Example: rent of $750 per month x 12 = $9,000 per year / purchase price of $100,000 x 100 (to get a percentage) = 9 percent yield. The higher the yield, the better.

The next filter includes more detailed calculations, including mortgage PI, vacancy allowance, insurance, expenses, repairs and maintenance, property management, taxes, condo fees, staying power fund, etc., to get your actual cash flow number, as well as appreciation rate to factor in your net ROI.

Tip: Sometimes you may find a property that is close to fitting your system, but not quite. Have you explored other routes to increase income before passing it up? You may also want to assign the property, find a rent-to-own tenant to put in it, repair it and flip it for a short term profit, etc. After you have narrowed down your target, you will know what works and what doesn’t.

 

4) Analyze the market

Run a comparative market analysis (CMA) on the property you are making an offer on. Use as many recent sales comparables—not listing prices—of equal properties as you can. If you can’t find any recent sales, look at listing prices and determine how many days the properties have been on market for. Try to get at least 10 comps to get an average sold price.

Tip: Make sure you’re comparing apples to apples. Are the properties in equal repair, zoning and street location? What prices sold quickly?

 

5) Develop an exit strategy

Always have an exit strategy in place before you add a property to your portfolio. How will you sell it? What is the profile of the end buyer? Become crystal clear on your selling method. Knowing what you want to do will help you cut out distractions, maximizing the efforts of you and your team, as well as keeping you aware of potential properties you may be able to pass along to fellow investors whose target criteria the property fits. Your most valued commodity is your time—use it wisely.

Tip: Remember, having multiple backup plans will strengthen your portfolio. Preparing for the worst is best.

 

6) Tie up the deal

The speed at which your local market is moving is a factor here. If you are in a seller’s market, you may need to tie up a deal on the spot. In that case, have your checkbook ready and make out a small deposit—perhaps $3,000—towards purchase to be held in escrow or your lawyer’s trust account.

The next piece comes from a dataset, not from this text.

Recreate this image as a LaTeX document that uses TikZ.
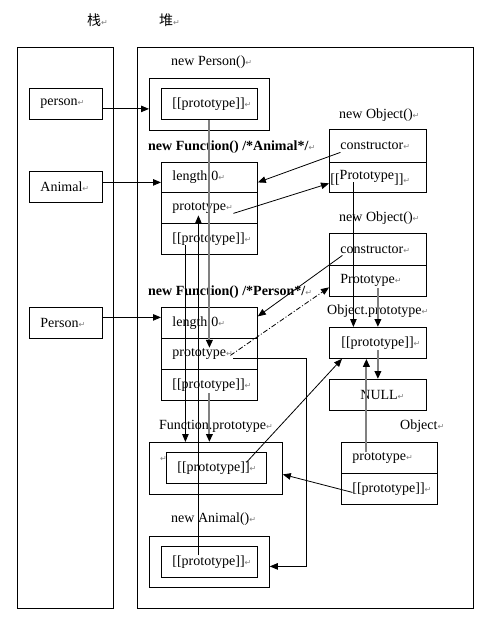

The deposit will remain in escrow until you remove final conditions on your offer.

Tip: Download a real estate purchase contract specific to your state or province. Check with your lawyer or real estate agent to make sure that the form is current, legal and binding. Make sure that you understand what’s written in it as well. Carry a few sheets with you when house hunting. If you’re caught without one, a handwritten note that says "I offer to pay $X for your property at 123 Street subject to inspection, subject to financing, etc." will suffice. Include "subject to"s in your offer to give you an exit during your due diligence phase. Make sure the seller signs and accepts. In both seller’s markets and buyer’s markets, a handwritten cover letter will go a long way. Outline your offer and how you arrived at the price you’re willing to pay.

 

7) Validate your numbers

Okay, you have a potential real estate investment tied up. Get your property manager in there with you and take as many photos as you can. The same thing goes if you’re self managing—do this when you write your offer. You want to establish what you can really rent this property for. Search online rental boards in the area of the property to compare rentals and see how they measure up to yours. Find out how long it takes to get a similar property rented, then decide on your marketing approach.

Tip: www.rentometer.com is an excellent online tool to determine the average rent in most areas. Use it to see what neighboring landlords are charging. If the preliminary numbers work and the property looks good and fits your portfolio, then order your home inspection and begin your due diligence. Never buy a property without having a licensed inspector go through it with a critical eye. Your job is to follow a system and take the emotion out of investing. This is an effective way to build your portfolio.